A busy playground on a fine summer’s day. Tiny tots racing around having fun. Their mothers nearby, chatting, keeping watchful eyes on their little ones. I am the only father there. I’m watching my little angel having the time of her life.
Suddenly, one mother over by the swings starts blowing soap bubbles. At first, she blows the bubbles to amuse her own child, as he rides the swing. Then, the bubbles begin to waft and drift away in the breeze. The other children notice and are immediately drawn to them.
Soon, the mother is busy, blowing stream after stream of bubbles for all the children there. The children run, they jump, they reach – with squeals of delight. In the playground, it seems that everyone is happy.
I am an observer. I look towards the swings and take it all in. I am standing still. The bubbles drift towards me – some making contact and some sailing past.

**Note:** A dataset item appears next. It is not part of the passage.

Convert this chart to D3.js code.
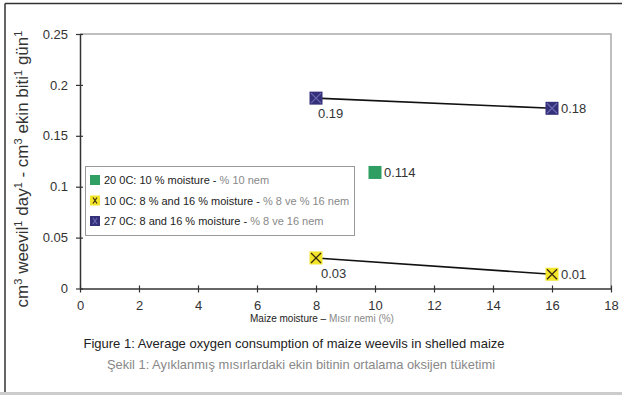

The children chase the bubbles, scurrying behind them as fast as their little legs will allow. But the bubbles will not be caught. Scattered here and there, carried gently higher by the playful breeze. The bubbles elude the children. And the children continue to chase. All the while, I stand still, in a shower of bubbles.
Then it hits me – such a perfect analogy: The children are really us. And the bubbles, they are everything we desire – good health, happiness, careers, wealth, lovers and more. Like the children, we chase and chase. With our backs to the Source, we hope to claim our desires through desperate wanting and frantic doing. Like the bubbles, these things elude us. Always in sight, but always out of reach.
If only we could learn – to face the Source and work with it, instead of turning our backs to it. If only we could learn to be still, to relax and to trust – knowing that our bubbles are flowing to us and that we could take our pick, easily. having only to reach out gently with our hands.
The children still chase and a few bubbles are caught. This spurs the rest of the children on. Each wants to catch their own bubble. They all continue to run, jump and shout – in vain. They think that this is the only way. For the children, there is still enjoyment in all of this. But in effect, this is yet another generation preparing for a life of struggle, without realising that a life of ease and abundance could be theirs.
If only they would learn to turn and be still.